**Information provided**
-*-*-

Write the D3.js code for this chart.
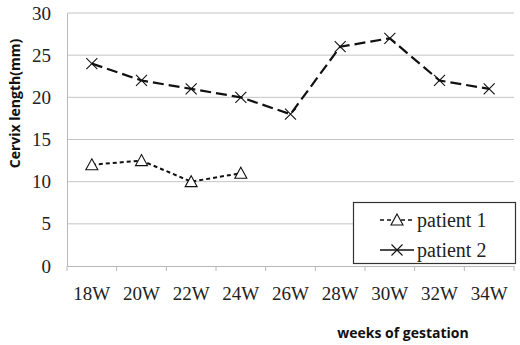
<!DOCTYPE html>
<html>
<head>
<meta charset="utf-8">
<script src="https://cdn.jsdelivr.net/npm/d3@7"></script>
<style>
  body { margin: 0; background: #fff; }
  svg { display: block; }
</style>
</head>
<body>
<div id="chart"></div>
<script>
// chart data
const weeks = ['18W', '20W', '22W', '24W', '26W', '28W', '30W', '32W', '34W'];
const patient1 = [12, 12.5, 10, 11];
const patient2 = [24, 22, 21, 20, 18, 26, 27, 22, 21];
const yTicks = [0, 5, 10, 15, 20, 25, 30];
const seriesNames = ['patient 1', 'patient 2'];

const width = 520, height = 345;
const margin = { top: 13, right: 6, bottom: 79, left: 67 };

const svg = d3.select('#chart')
    .append('svg')
    .attr('width', width)
    .attr('height', height);

const x = d3.scaleBand()
    .domain(weeks)
    .range([margin.left, width - margin.right]);

const y = d3.scaleLinear()
    .domain([0, 30])
    .range([height - margin.bottom, margin.top]);

const serif = '"Liberation Serif", "Times New Roman", serif';
const sans = '"Open Sans", "DejaVu Sans", sans-serif';

// gridlines
svg.append('g')
    .selectAll('line')
    .data(yTicks.filter(d => d > 0))
    .enter()
    .append('line')
    .attr('x1', margin.left)
    .attr('x2', width - margin.right)
    .attr('y1', d => y(d))
    .attr('y2', d => y(d))
    .attr('stroke', '#c4c4c4')
    .attr('stroke-width', 1);

// y axis
const yAxis = svg.append('g')
    .attr('transform', `translate(${margin.left},0)`)
    .call(d3.axisLeft(y).tickValues(yTicks).tickSize(0).tickPadding(16));
yAxis.select('.domain').attr('stroke', '#b8b8b8');
yAxis.selectAll('text')
    .attr('font-family', serif)
    .attr('font-size', 19)
    .attr('fill', '#222');

// x axis
const xAxis = svg.append('g')
    .attr('transform', `translate(0,${y(0)})`)
    .call(d3.axisBottom(x).tickSize(0).tickPadding(21));
xAxis.select('.domain').attr('stroke', '#b8b8b8');
xAxis.selectAll('text')
    .attr('font-family', serif)
    .attr('font-size', 19)
    .attr('fill', '#222');
// tick marks on band edges
xAxis.selectAll('line.edge')
    .data(weeks.concat(['end']))
    .enter()
    .append('line')
    .attr('class', 'edge')
    .attr('x1', (d, i) => x.range()[0] + i * x.step())
    .attr('x2', (d, i) => x.range()[0] + i * x.step())
    .attr('y1', 0)
    .attr('y2', 5)
    .attr('stroke', '#b8b8b8');

// axis titles
svg.append('text')
    .attr('transform', `translate(20,${(margin.top + y(0)) / 2 - 36}) rotate(-90)`)
    .attr('text-anchor', 'middle')
    .attr('font-family', sans)
    .attr('font-weight', 'bold')
    .attr('font-size', 14)
    .attr('fill', '#111')
    .text('Cervix length(mm)');

svg.append('text')
    .attr('x', 403)
    .attr('y', 338)
    .attr('text-anchor', 'middle')
    .attr('font-family', sans)
    .attr('font-weight', 'bold')
    .attr('font-size', 14)
    .attr('fill', '#111')
    .text('weeks of gestation');

const cx = (d, i) => x(weeks[i]) + x.bandwidth() / 2;
const line = d3.line().x(cx).y(d => y(d));

// patient 2
svg.append('path')
    .datum(patient2)
    .attr('d', line)
    .attr('fill', 'none')
    .attr('stroke', '#111')
    .attr('stroke-width', 2.2)
    .attr('stroke-dasharray', '11,5');

function cross(g, px, py) {
    g.append('path')
        .attr('d', `M${px - 5.5},${py - 5.5}L${px + 5.5},${py + 5.5}M${px - 5.5},${py + 5.5}L${px + 5.5},${py - 5.5}`)
        .attr('stroke', '#111')
        .attr('stroke-width', 1.1)
        .attr('fill', 'none');
}
function triangle(g, px, py) {
    g.append('path')
        .attr('d', `M${px},${py - 6}L${px + 6},${py + 5}L${px - 6},${py + 5}Z`)
        .attr('stroke', '#111')
        .attr('stroke-width', 1.1)
        .attr('fill', '#fff');
}

const m2 = svg.append('g');
patient2.forEach((d, i) => cross(m2, cx(d, i), y(d)));

// patient 1
svg.append('path')
    .datum(patient1)
    .attr('d', line)
    .attr('fill', 'none')
    .attr('stroke', '#111')
    .attr('stroke-width', 2)
    .attr('stroke-dasharray', '4,3');

const m1 = svg.append('g');
patient1.forEach((d, i) => triangle(m1, cx(d, i), y(d)));

// legend
const legend = svg.append('g');
legend.append('rect')
    .attr('x', 353.5)
    .attr('y', 202.5)
    .attr('width', 162)
    .attr('height', 61)
    .attr('fill', '#fff')
    .attr('stroke', '#333')
    .attr('stroke-width', 1.2);

const legendRows = [220, 250];
legend.append('line')
    .attr('x1', 380).attr('x2', 414)
    .attr('y1', legendRows[0]).attr('y2', legendRows[0])
    .attr('stroke', '#111').attr('stroke-width', 1.6)
    .attr('stroke-dasharray', '4,3');
triangle(legend, 397, legendRows[0]);
legend.append('line')
    .attr('x1', 380).attr('x2', 414)
    .attr('y1', legendRows[1]).attr('y2', legendRows[1])
    .attr('stroke', '#111').attr('stroke-width', 1.6);
cross(legend, 397, legendRows[1]);

legend.selectAll('text')
    .data(seriesNames)
    .enter()
    .append('text')
    .attr('x', 417)
    .attr('y', (d, i) => legendRows[i])
    .attr('dy', '0.35em')
    .attr('font-family', serif)
    .attr('font-size', 20)
    .attr('fill', '#222')
    .text(d => d);
</script>
</body>
</html>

-*-*-

**Task requirements**
Restate the data above exactly, stripping out each image.

**Solution**
Write the D3.js code for this chart.
<!DOCTYPE html>
<html>
<head>
<meta charset="utf-8">
<script src="https://cdn.jsdelivr.net/npm/d3@7"></script>
<style>
  body { margin: 0; background: #fff; }
  svg { display: block; }
</style>
</head>
<body>
<div id="chart"></div>
<script>
// chart data
const weeks = ['18W', '20W', '22W', '24W', '26W', '28W', '30W', '32W', '34W'];
const patient1 = [12, 12.5, 10, 11];
const patient2 = [24, 22, 21, 20, 18, 26, 27, 22, 21];
const yTicks = [0, 5, 10, 15, 20, 25, 30];
const seriesNames = ['patient 1', 'patient 2'];

const width = 520, height = 345;
const margin = { top: 13, right: 6, bottom: 79, left: 67 };

const svg = d3.select('#chart')
    .append('svg')
    .attr('width', width)
    .attr('height', height);

const x = d3.scaleBand()
    .domain(weeks)
    .range([margin.left, width - margin.right]);

const y = d3.scaleLinear()
    .domain([0, 30])
    .range([height - margin.bottom, margin.top]);

const serif = '"Liberation Serif", "Times New Roman", serif';
const sans = '"Open Sans", "DejaVu Sans", sans-serif';

// gridlines
svg.append('g')
    .selectAll('line')
    .data(yTicks.filter(d => d > 0))
    .enter()
    .append('line')
    .attr('x1', margin.left)
    .attr('x2', width - margin.right)
    .attr('y1', d => y(d))
    .attr('y2', d => y(d))
    .attr('stroke', '#c4c4c4')
    .attr('stroke-width', 1);

// y axis
const yAxis = svg.append('g')
    .attr('transform', `translate(${margin.left},0)`)
    .call(d3.axisLeft(y).tickValues(yTicks).tickSize(0).tickPadding(16));
yAxis.select('.domain').attr('stroke', '#b8b8b8');
yAxis.selectAll('text')
    .attr('font-family', serif)
    .attr('font-size', 19)
    .attr('fill', '#222');

// x axis
const xAxis = svg.append('g')
    .attr('transform', `translate(0,${y(0)})`)
    .call(d3.axisBottom(x).tickSize(0).tickPadding(21));
xAxis.select('.domain').attr('stroke', '#b8b8b8');
xAxis.selectAll('text')
    .attr('font-family', serif)
    .attr('font-size', 19)
    .attr('fill', '#222');
// tick marks on band edges
xAxis.selectAll('line.edge')
    .data(weeks.concat(['end']))
    .enter()
    .append('line')
    .attr('class', 'edge')
    .attr('x1', (d, i) => x.range()[0] + i * x.step())
    .attr('x2', (d, i) => x.range()[0] + i * x.step())
    .attr('y1', 0)
    .attr('y2', 5)
    .attr('stroke', '#b8b8b8');

// axis titles
svg.append('text')
    .attr('transform', `translate(20,${(margin.top + y(0)) / 2 - 36}) rotate(-90)`)
    .attr('text-anchor', 'middle')
    .attr('font-family', sans)
    .attr('font-weight', 'bold')
    .attr('font-size', 14)
    .attr('fill', '#111')
    .text('Cervix length(mm)');

svg.append('text')
    .attr('x', 403)
    .attr('y', 338)
    .attr('text-anchor', 'middle')
    .attr('font-family', sans)
    .attr('font-weight', 'bold')
    .attr('font-size', 14)
    .attr('fill', '#111')
    .text('weeks of gestation');

const cx = (d, i) => x(weeks[i]) + x.bandwidth() / 2;
const line = d3.line().x(cx).y(d => y(d));

// patient 2
svg.append('path')
    .datum(patient2)
    .attr('d', line)
    .attr('fill', 'none')
    .attr('stroke', '#111')
    .attr('stroke-width', 2.2)
    .attr('stroke-dasharray', '11,5');

function cross(g, px, py) {
    g.append('path')
        .attr('d', `M${px - 5.5},${py - 5.5}L${px + 5.5},${py + 5.5}M${px - 5.5},${py + 5.5}L${px + 5.5},${py - 5.5}`)
        .attr('stroke', '#111')
        .attr('stroke-width', 1.1)
        .attr('fill', 'none');
}
function triangle(g, px, py) {
    g.append('path')
        .attr('d', `M${px},${py - 6}L${px + 6},${py + 5}L${px - 6},${py + 5}Z`)
        .attr('stroke', '#111')
        .attr('stroke-width', 1.1)
        .attr('fill', '#fff');
}

const m2 = svg.append('g');
patient2.forEach((d, i) => cross(m2, cx(d, i), y(d)));

// patient 1
svg.append('path')
    .datum(patient1)
    .attr('d', line)
    .attr('fill', 'none')
    .attr('stroke', '#111')
    .attr('stroke-width', 2)
    .attr('stroke-dasharray', '4,3');

const m1 = svg.append('g');
patient1.forEach((d, i) => triangle(m1, cx(d, i), y(d)));

// legend
const legend = svg.append('g');
legend.append('rect')
    .attr('x', 353.5)
    .attr('y', 202.5)
    .attr('width', 162)
    .attr('height', 61)
    .attr('fill', '#fff')
    .attr('stroke', '#333')
    .attr('stroke-width', 1.2);

const legendRows = [220, 250];
legend.append('line')
    .attr('x1', 380).attr('x2', 414)
    .attr('y1', legendRows[0]).attr('y2', legendRows[0])
    .attr('stroke', '#111').attr('stroke-width', 1.6)
    .attr('stroke-dasharray', '4,3');
triangle(legend, 397, legendRows[0]);
legend.append('line')
    .attr('x1', 380).attr('x2', 414)
    .attr('y1', legendRows[1]).attr('y2', legendRows[1])
    .attr('stroke', '#111').attr('stroke-width', 1.6);
cross(legend, 397, legendRows[1]);

legend.selectAll('text')
    .data(seriesNames)
    .enter()
    .append('text')
    .attr('x', 417)
    .attr('y', (d, i) => legendRows[i])
    .attr('dy', '0.35em')
    .attr('font-family', serif)
    .attr('font-size', 20)
    .attr('fill', '#222')
    .text(d => d);
</script>
</body>
</html>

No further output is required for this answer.